$a$ and $b$ $\in {N^*}$ : for all $n \in {N} : a^n + n | b^n +n $
We suppose that $a$ and $b$ are different . p is a prime number : $gcd(a-b,p)=1$
1) we can easily show that $ m = p(1+a) - a$ is a solution for the system $x \equiv -a \mod{p} $ and $x \equiv 1 \mod{p-1}$
2) I have to prove that $gcd(a,p)=1$
3) I have to prove that $b^m+m \equiv (b-a) \mod p$
4) I have to deduce something , I didn't do 2) and 3) but maybe I know what to deduce , Using Fermat's Theorem we can prove that $a^m+m \equiv 0 \mod{p}$ ; using the first condition we find that $ a^m + m | b^m +m $ whish means that $b^m +m$ is also congruent to $0 \mod{p}$ then we deduce that $p$ divises $b-a$ , However their gcd is $1$ , our supposition is false and $a=b$ .
The question text basically already has the answer. Here are the rest of the details for anybody who is interested.

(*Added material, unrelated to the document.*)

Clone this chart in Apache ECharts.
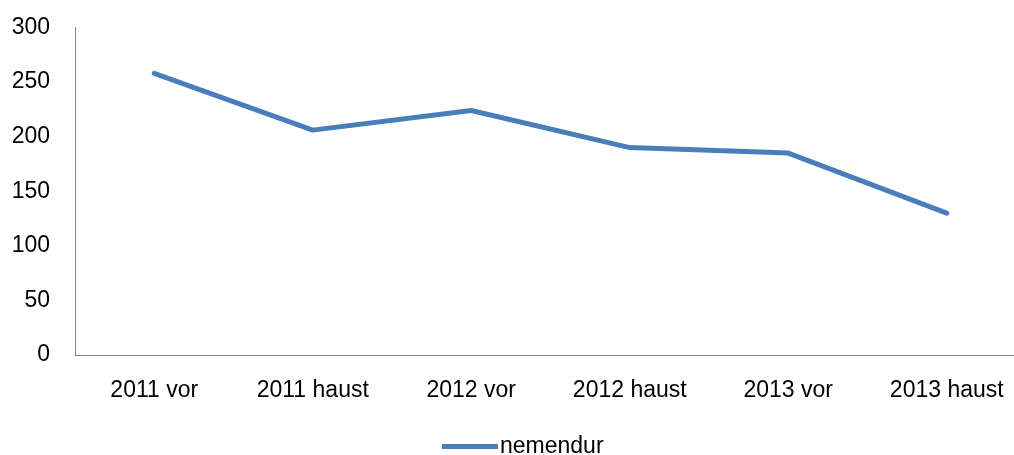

First, note that since $a + 1 \mid b + 1$, then $b \ge a$. Next, assume that $b \neq a$, i.e., $b \gt a$. Choose any prime $p \gt b$. Since $p \gt b \gt a$, then
$$p \not{\mid} \; b \text{ and } p \not{\mid} \; a \tag{1}\label{eq1}$$
Also, since $b - a \lt p$, then
$$\gcd\left(b - a, p\right) = 1 \tag{2}\label{eq2}$$
Let
$$m = p\left(a + 1\right) - a \tag{3}\label{eq3}$$
As stated in the question, this means that
$$m \equiv -a \pmod p \tag{4}\label{eq4}$$ $$m \equiv 1 \pmod{p - 1} \tag{5}\label{eq5}$$
As such, using \eqref{eq1} and Fermat's Little Theorem, $a^{p - 1} \equiv 1 \pmod p$ giving that $a^{k\left(p - 1\right) + 1} \equiv a\left(a^{p - 1}\right)^k \equiv a \pmod p$ for any integer $k$. Also using \eqref{eq4} and \eqref{eq5} gives that
$$a^m + m \equiv a - a \equiv 0 \pmod p \tag{6}\label{eq6}$$
Therefore, this also means that $p \mid b^m + m$. Using \eqref{eq1} and Fermat's Little Theorem again, $b^{p - 1} \equiv 1 \pmod p$. Thus, using this, plus \eqref{eq4} and \eqref{eq5} again, we get that
$$b^m + m \equiv b - a \equiv 0 \pmod p \tag{7}\label{eq7}$$
However, this contradicts \eqref{eq2}, showing the initial assumption of $b \neq a$ must be false, so $b = a$.